In 1921, they joined the Intercounty Baseball League. They won the championship 15 times.

The Brantford Red Sox's six consecutive championships from 2008 to 2013 set an Intercounty Baseball League record

Won the Pennant 11 times.

==Hall of Famers==
London, Ontario-born left-handed pitcher, Ron Stead, for example, led Brantford to five league titles (1960-1963, 1965) and was inducted into the Canadian Baseball Hall of Fame on June 24, 2006, in St. Marys, Ontario. Stead also won an Intercounty title with the Guelph C-Joys in 1970.

A legend of the Intercounty loop, Stead is first in all-time wins (104), strikeouts (1,231), shutouts (25), most appearances (198), most innings pitched (1,365) and complete games (116). Stead was a 10-time All-Star and four-time MVP (1960, 1963, 1965 and 1967). He was also the starting pitcher for Team Canada at the 1967 Pan American Games in Winnipeg, Manitoba, Canada.

==2006 Red Sox win the Jack and Lynne Dominico Trophy==

On August 25, 2006, the Brantford Red Sox won the Intercounty title for the first time since 1981 by defeating the London Majors 7-3 in Brantford before 2,000 fans at Arnold Anderson Stadium in Cockshutt Park.

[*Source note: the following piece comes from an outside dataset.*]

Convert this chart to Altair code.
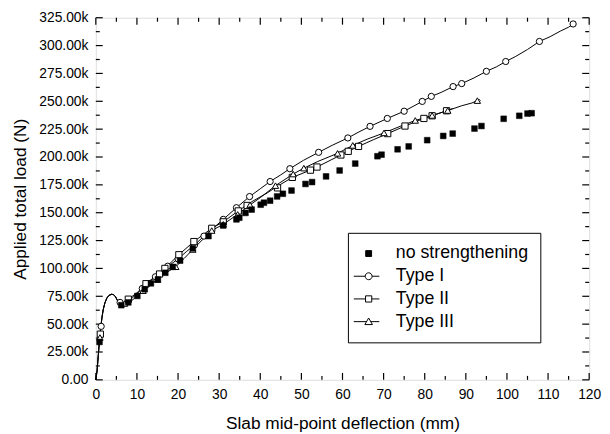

Brantford, which finished third in the standings during regular season play, came on strong during the second half of the regular season and the playoffs. In the championship series, the Red Sox defeated the London Majors four games to one.

The 2006 IBL championship team includes: Jason Gotwalt, Lee Delfino, Adam Clarke, Al Stephens, Dave Parsons, Hyung Cho, Ryan Brickman, Chris Baker, Adam Vella, Wayne Forman, Raul Borjas, Brad Hogeterp, Mike Anderson, Mark Ferguson, Josh McCurdy, Steve Murray, Tyler Moe, Stefan Strecker, John Ogiltree, Aaron Boag, Tyler Burnell, Adrian Kerr, John Axford, John Mariotti, Min Soo Kim and manager/ vice-president of baseball operations Rick Johnston.

==Ownership history==
- Max Roseman (1971-1974)
- Jerry Roseman (1977-78)
- Jay Johnson and Perry Davidson (1979-1984)
- Walter Gretzky, Romeo Shannelly, and John Mount (1985-1991)
- Mike Calbeck (1992-2001)
- Paul Aucoin (2002 -2014)
- Jeff Hamilton and Lee Delfino (2015-2016)
- Rick and Connie Pomerleau (2017 to 2025)
  - On January 9, 2025 it was announced that the team was being put up for sale.